You may wonder how to choose a backup generator. To choose the best one for your household, you need to figure out how much power you would need if there were a blackout in your area. What would you be ok doing without for an extended period? We are not talking about the internet or video games. What about hot water or refrigerated food? Investigate the manufacturer information for the appliances you can't do without to determine wattage and total numbers. Portable generators can generate about 2500 – 4500 watts of energy and may be sufficient if you are informed of your total energy uses and stand by that amount when using the generator. Used wisely, you can be comfortable during a blackout. You may need a home standby generator if your wattage use is more.

Backup generator cost will depend on the type of generator you purchase. There are two types of backup generators: portable and home standby. Both have benefits and drawbacks. Proper research will ensure that you buy the one that is best for the needs of your home when power is limited or lost. 

Permanently available and on call outside the home, a home standby generator is ready for use when an emergency occurs. Powered by propane or natural gas fuel, this type of generator is strong enough to provide wattage to your home within seconds of a power loss. This is due to the way the permanent generator works. It runs via a transfer switch that monitors incoming utility voltage. When the power goes out, the transfer switch disconnects the utility line, and a new power connection connects from the generator to almost instantly restore power.   

Because of the amount of power a standby generator creates, they are expensive. The cost has come down a little in the last few years to make them more affordable. An electrician must install these, and the local utility board must be given notice that you have this type of generator in the home. This type of generator is good in rural areas and areas that are regularly prone to power outages. It is especially beneficial in colder climates with frequent ice storms and temperature drops and can help keep your house warm, your water hot, and your pipes from freezing.

The most affordable option is a portable generator. This is good when just a few electrical items need to be utilized during a power outage. They are small and are on wheels. They should never be transferred into the home or an enclosed area because they use gasoline to run. You do not want carbon monoxide to accumulate inside your home. You can use extension cords to connect a portable generator and then use it for your furnace, TV, refrigerator, sump pump, furnace, and smaller electrical devices.

Once you know how to use a backup generator, the benefits are almost unlimited:

  • Efficiency: Generators provide power easily and quickly after an outage. Portable generators can deliver a limited power amount and can easily be refilled with gas. A home standby generator can provide larger amounts of power for a long time because they are run by an existing gas line. 
  • Convenience: Portable generators can be manually switched on when ready for use. However, a standby generator will turn on automatically when the power goes out for almost nonstop use of your air-conditioner, refrigerators, water heaters, and more.  
  • Saves money: Backup generators prevent spoiled food and frozen pipes. If your area has numerous power outages during the year, the generator uses add up over the years, making the purchase a valuable investment.

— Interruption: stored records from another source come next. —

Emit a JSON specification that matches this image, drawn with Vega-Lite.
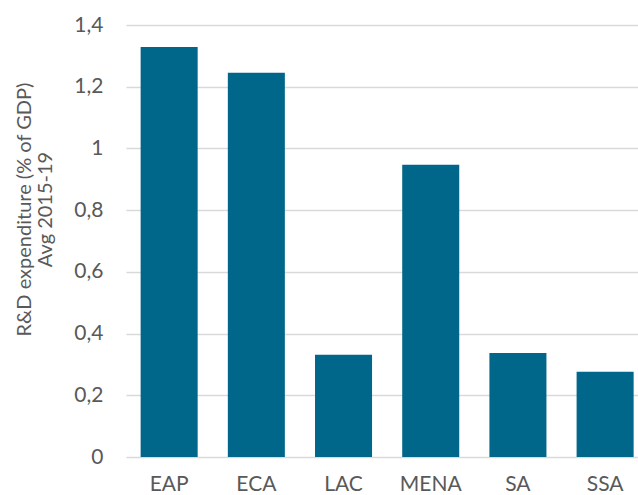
{
  "$schema": "https://vega.github.io/schema/vega-lite/v6.json",
  "autosize": "none",
  "width": 512,
  "height": 432,
  "padding": {"left": 126, "top": 25, "right": 0, "bottom": 38},
  "background": "white",
  "config": {
    "view": {"stroke": null},
    "font": "Lato",
    "axis": {"labelFont": "Lato", "titleFont": "Lato", "labelColor": "#595959", "titleColor": "#595959"}
  },
  "data": {"values": [
    {"region": "EAP", "value": 1.329},
    {"region": "ECA", "value": 1.245},
    {"region": "LAC", "value": 0.331},
    {"region": "MENA", "value": 0.947},
    {"region": "SA", "value": 0.337},
    {"region": "SSA", "value": 0.276}
  ]},
  "mark": {"type": "bar", "color": "#00668A"},
  "encoding": {
    "x": {
      "field": "region", "type": "nominal", "sort": null,
      "scale": {"paddingInner": 0.346, "paddingOuter": 0.109, "align": 0.77},
      "axis": {"title": null, "labelAngle": 0, "labelFontSize": 21, "labelPadding": 16, "ticks": false, "domain": false, "grid": false}
    },
    "y": {
      "field": "value", "type": "quantitative",
      "scale": {"domain": [0, 1.4], "nice": false},
      "axis": {
        "title": ["R&D expenditure (% of GDP)", "Avg 2015-19"],
        "titleFontSize": 20, "titleFontWeight": "normal", "titleLineHeight": 21,
        "titleX": -102, "titleY": 184, "titleAngle": -90, "titleAlign": "center", "titleBaseline": "middle",
        "values": [0, 0.2, 0.4, 0.6, 0.8, 1, 1.2, 1.4],
        "labelExpr": "replace(format(datum.value, '~g'), '.', ',')",
        "labelFontSize": 21, "labelPadding": 23,
        "ticks": false, "domain": false,
        "grid": true, "gridColor": "#D9D9D9", "gridWidth": 1.3
      }
    }
  }
}
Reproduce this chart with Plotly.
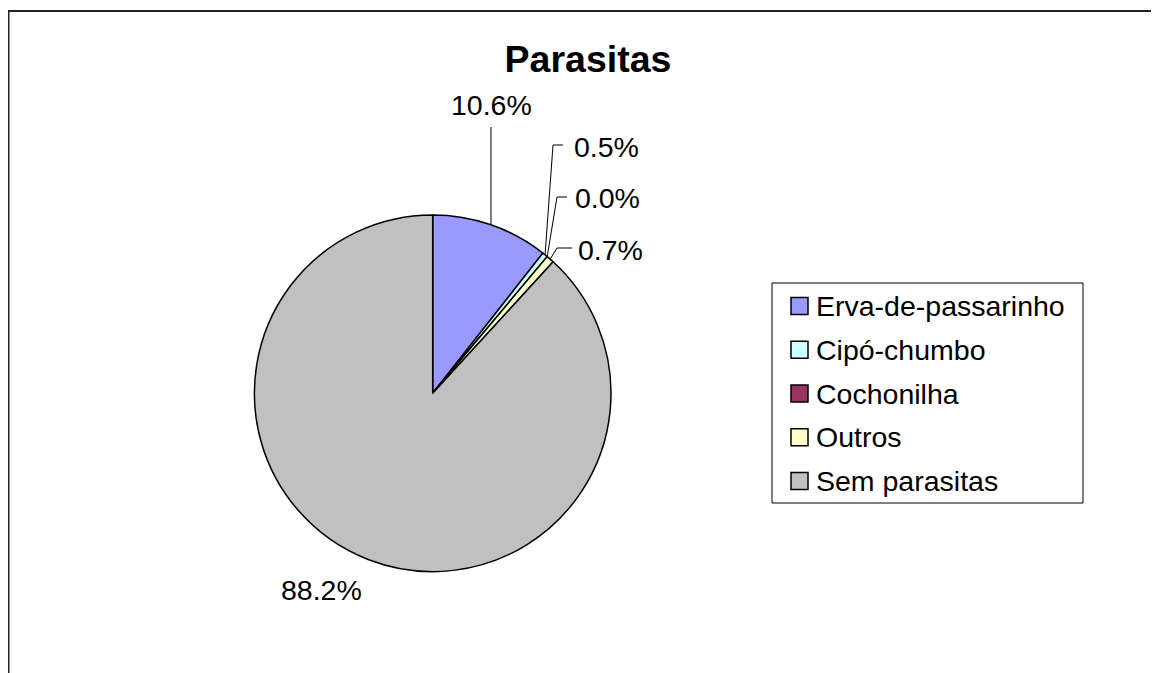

It is recommended that you have battery-operated carbon monoxide detectors in your home. Be aware of hazards when adding fuel to a portable gas-powered generator. You should never add gas while the generator is hot or running. If you overfill the tank, it could overflow onto heated components, explode, or catch fire. Stop and fill the generator only when the generator is cool and no electrical load is connected.

A portable generator that is directly connected to your household wiring can be fatal to you and your family. It can generate a back feed into power lines that come into your home and injure your family, your neighbors, or utility workers. A qualified electrician can install a manual transfer switch to tie into the circuit of the main electrical panel safely. Unlike portable units, home standby generators don’t release fumes. They prevent carbon monoxide buildup in the home. They also provide quick access to lighting in a blackout, which can help to prevent falls, spills, and similar accidents.

So now you know the ins and outs, dos and don'ts, and types of backup generators. Before purchasing, determine your household needs, and make the best decision for your home.